What is needed: Set the listing down unchanged, minus every embedded image.

Given information:
[start]

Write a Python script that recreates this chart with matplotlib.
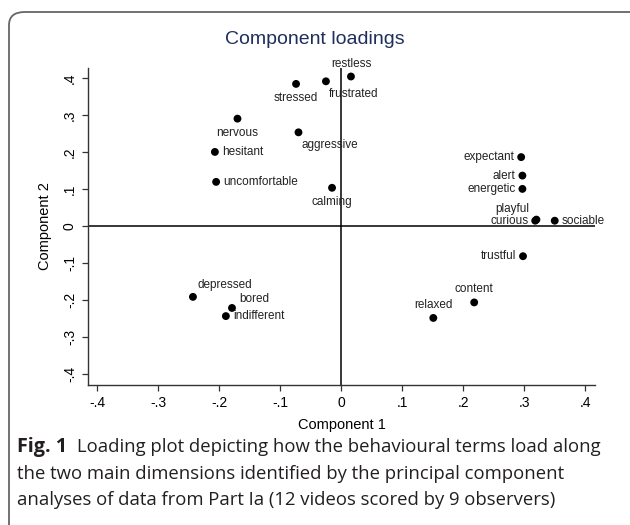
import matplotlib
matplotlib.use("Agg")
import matplotlib.pyplot as plt
from matplotlib.patches import FancyBboxPatch

# ---- data ----
terms = ["restless", "frustrated", "stressed", "nervous", "aggressive",
         "hesitant", "uncomfortable", "calming", "expectant", "alert",
         "energetic", "playful", "curious", "sociable", "trustful",
         "content", "relaxed", "depressed", "bored", "indifferent"]
comp1 = [0.016, -0.025, -0.074, -0.170, -0.070,
         -0.207, -0.205, -0.015, 0.295, 0.297,
         0.297, 0.320, 0.318, 0.350, 0.298,
         0.218, 0.151, -0.243, -0.179, -0.189]
comp2 = [0.405, 0.392, 0.385, 0.291, 0.254,
         0.201, 0.120, 0.104, 0.187, 0.137,
         0.101, 0.018, 0.015, 0.015, -0.081,
         -0.206, -0.248, -0.191, -0.221, -0.243]
# marker label clock positions (Stata style)
label_pos = [12, 5, 6, 6, 5,
             3, 3, 6, 9, 9,
             9, 10, 9, 3, 9,
             12, 12, 1, 2, 3]
xticks = [-0.4, -0.3, -0.2, -0.1, 0, 0.1, 0.2, 0.3, 0.4]
xticklabels = ["-.4", "-.3", "-.2", "-.1", "0", ".1", ".2", ".3", ".4"]
yticks = [-0.4, -0.3, -0.2, -0.1, 0, 0.1, 0.2, 0.3, 0.4]
yticklabels = ["-.4", "-.3", "-.2", "-.1", "0", ".1", ".2", ".3", ".4"]

plt.rcParams['font.family'] = ['Liberation Sans', 'DejaVu Sans']

W, H = 630, 525
fig = plt.figure(figsize=(W / 100, H / 100), dpi=100)

# border box
box = FancyBboxPatch((9 / W, -20 / H), (W + 20) / W, (H + 8) / H,
                     boxstyle="round,pad=0,rounding_size=0.025",
                     transform=fig.transFigure, facecolor='none',
                     edgecolor='#666666', linewidth=1.3)
fig.patches.append(box)

ax = fig.add_axes([88 / W, 1 - 384.5 / H, (595 - 88) / W, (384.5 - 68) / H])
ax.set_xlim(-0.415, 0.416)
ax.set_ylim(-0.428, 0.428)
ax.patch.set_alpha(0)

for s in ['top', 'right']:
    ax.spines[s].set_visible(False)
for s in ['left', 'bottom']:
    ax.spines[s].set_color('#333333')
    ax.spines[s].set_linewidth(1.0)

ax.axhline(0, color='black', lw=1.1, zorder=1)
ax.axvline(0, color='black', lw=1.1, zorder=1)

ax.scatter(comp1, comp2, s=32, color='black', zorder=3, edgecolors='none')

offsets = {
    12: ((0, 5), 'center', 'bottom'),
    1: ((3, 4), 'left', 'bottom'),
    2: ((5, 2), 'left', 'bottom'),
    3: ((5, 0), 'left', 'center'),
    5: ((2, -5), 'left', 'top'),
    6: ((0, -6), 'center', 'top'),
    9: ((-5, 0), 'right', 'center'),
    10: ((-5, 3), 'right', 'bottom'),
    11: ((-3, 4), 'right', 'bottom'),
}
for t, x, y, p in zip(terms, comp1, comp2, label_pos):
    (dx, dy), ha, va = offsets[p]
    ax.annotate(t, (x, y), xytext=(dx, dy), textcoords='offset points',
                ha=ha, va=va, fontsize=8.5, color='#222222', zorder=4)

ax.set_xticks(xticks)
ax.set_xticklabels(xticklabels, fontsize=10)
ax.set_yticks(yticks)
ax.set_yticklabels(yticklabels, fontsize=10, rotation=90, va='center')
ax.tick_params(length=4, width=0.9, color='#333333', pad=4)

ax.set_xlabel("Component 1", fontsize=10.5, labelpad=6)
ax.set_ylabel("Component 2", fontsize=10.5, labelpad=8)

fig.text(0.5, 1 - 40 / H, "Component loadings", ha='center', va='center',
         fontsize=14, color='#1f2f5c')

# caption
cap_font = ['Open Sans', 'DejaVu Sans']
cap_size = 13.35
cap_color = '#231f20'
y1 = 1 - 447 / H
t_bold = fig.text(17 / W, y1, "Fig. 1", fontsize=14.2, fontweight='bold',
                  family=cap_font, va='center', color=cap_color)
fig.canvas.draw()
r = fig.canvas.get_renderer()
bb = t_bold.get_window_extent(r)
x_rest = (bb.x1 + 10) / W
fig.text(x_rest, y1, "Loading plot depicting how the behavioural terms load along",
         fontsize=cap_size, family=cap_font, va='center', color=cap_color)
fig.text(17 / W, 1 - 474 / H,
         "the two main dimensions identified by the principal component",
         fontsize=cap_size, family=cap_font, va='center', color=cap_color)
fig.text(17 / W, 1 - 500 / H,
         "analyses of data from Part Ia (12 videos scored by 9 observers)",
         fontsize=cap_size, family=cap_font, va='center', color=cap_color)

fig.savefig("out.png", dpi=100)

[end]

Response below:
Write a Python script that recreates this chart with matplotlib.
import matplotlib
matplotlib.use("Agg")
import matplotlib.pyplot as plt
from matplotlib.patches import FancyBboxPatch

# ---- data ----
terms = ["restless", "frustrated", "stressed", "nervous", "aggressive",
         "hesitant", "uncomfortable", "calming", "expectant", "alert",
         "energetic", "playful", "curious", "sociable", "trustful",
         "content", "relaxed", "depressed", "bored", "indifferent"]
comp1 = [0.016, -0.025, -0.074, -0.170, -0.070,
         -0.207, -0.205, -0.015, 0.295, 0.297,
         0.297, 0.320, 0.318, 0.350, 0.298,
         0.218, 0.151, -0.243, -0.179, -0.189]
comp2 = [0.405, 0.392, 0.385, 0.291, 0.254,
         0.201, 0.120, 0.104, 0.187, 0.137,
         0.101, 0.018, 0.015, 0.015, -0.081,
         -0.206, -0.248, -0.191, -0.221, -0.243]
# marker label clock positions (Stata style)
label_pos = [12, 5, 6, 6, 5,
             3, 3, 6, 9, 9,
             9, 10, 9, 3, 9,
             12, 12, 1, 2, 3]
xticks = [-0.4, -0.3, -0.2, -0.1, 0, 0.1, 0.2, 0.3, 0.4]
xticklabels = ["-.4", "-.3", "-.2", "-.1", "0", ".1", ".2", ".3", ".4"]
yticks = [-0.4, -0.3, -0.2, -0.1, 0, 0.1, 0.2, 0.3, 0.4]
yticklabels = ["-.4", "-.3", "-.2", "-.1", "0", ".1", ".2", ".3", ".4"]

plt.rcParams['font.family'] = ['Liberation Sans', 'DejaVu Sans']

W, H = 630, 525
fig = plt.figure(figsize=(W / 100, H / 100), dpi=100)

# border box
box = FancyBboxPatch((9 / W, -20 / H), (W + 20) / W, (H + 8) / H,
                     boxstyle="round,pad=0,rounding_size=0.025",
                     transform=fig.transFigure, facecolor='none',
                     edgecolor='#666666', linewidth=1.3)
fig.patches.append(box)

ax = fig.add_axes([88 / W, 1 - 384.5 / H, (595 - 88) / W, (384.5 - 68) / H])
ax.set_xlim(-0.415, 0.416)
ax.set_ylim(-0.428, 0.428)
ax.patch.set_alpha(0)

for s in ['top', 'right']:
    ax.spines[s].set_visible(False)
for s in ['left', 'bottom']:
    ax.spines[s].set_color('#333333')
    ax.spines[s].set_linewidth(1.0)

ax.axhline(0, color='black', lw=1.1, zorder=1)
ax.axvline(0, color='black', lw=1.1, zorder=1)

ax.scatter(comp1, comp2, s=32, color='black', zorder=3, edgecolors='none')

offsets = {
    12: ((0, 5), 'center', 'bottom'),
    1: ((3, 4), 'left', 'bottom'),
    2: ((5, 2), 'left', 'bottom'),
    3: ((5, 0), 'left', 'center'),
    5: ((2, -5), 'left', 'top'),
    6: ((0, -6), 'center', 'top'),
    9: ((-5, 0), 'right', 'center'),
    10: ((-5, 3), 'right', 'bottom'),
    11: ((-3, 4), 'right', 'bottom'),
}
for t, x, y, p in zip(terms, comp1, comp2, label_pos):
    (dx, dy), ha, va = offsets[p]
    ax.annotate(t, (x, y), xytext=(dx, dy), textcoords='offset points',
                ha=ha, va=va, fontsize=8.5, color='#222222', zorder=4)

ax.set_xticks(xticks)
ax.set_xticklabels(xticklabels, fontsize=10)
ax.set_yticks(yticks)
ax.set_yticklabels(yticklabels, fontsize=10, rotation=90, va='center')
ax.tick_params(length=4, width=0.9, color='#333333', pad=4)

ax.set_xlabel("Component 1", fontsize=10.5, labelpad=6)
ax.set_ylabel("Component 2", fontsize=10.5, labelpad=8)

fig.text(0.5, 1 - 40 / H, "Component loadings", ha='center', va='center',
         fontsize=14, color='#1f2f5c')

# caption
cap_font = ['Open Sans', 'DejaVu Sans']
cap_size = 13.35
cap_color = '#231f20'
y1 = 1 - 447 / H
t_bold = fig.text(17 / W, y1, "Fig. 1", fontsize=14.2, fontweight='bold',
                  family=cap_font, va='center', color=cap_color)
fig.canvas.draw()
r = fig.canvas.get_renderer()
bb = t_bold.get_window_extent(r)
x_rest = (bb.x1 + 10) / W
fig.text(x_rest, y1, "Loading plot depicting how the behavioural terms load along",
         fontsize=cap_size, family=cap_font, va='center', color=cap_color)
fig.text(17 / W, 1 - 474 / H,
         "the two main dimensions identified by the principal component",
         fontsize=cap_size, family=cap_font, va='center', color=cap_color)
fig.text(17 / W, 1 - 500 / H,
         "analyses of data from Part Ia (12 videos scored by 9 observers)",
         fontsize=cap_size, family=cap_font, va='center', color=cap_color)

fig.savefig("out.png", dpi=100)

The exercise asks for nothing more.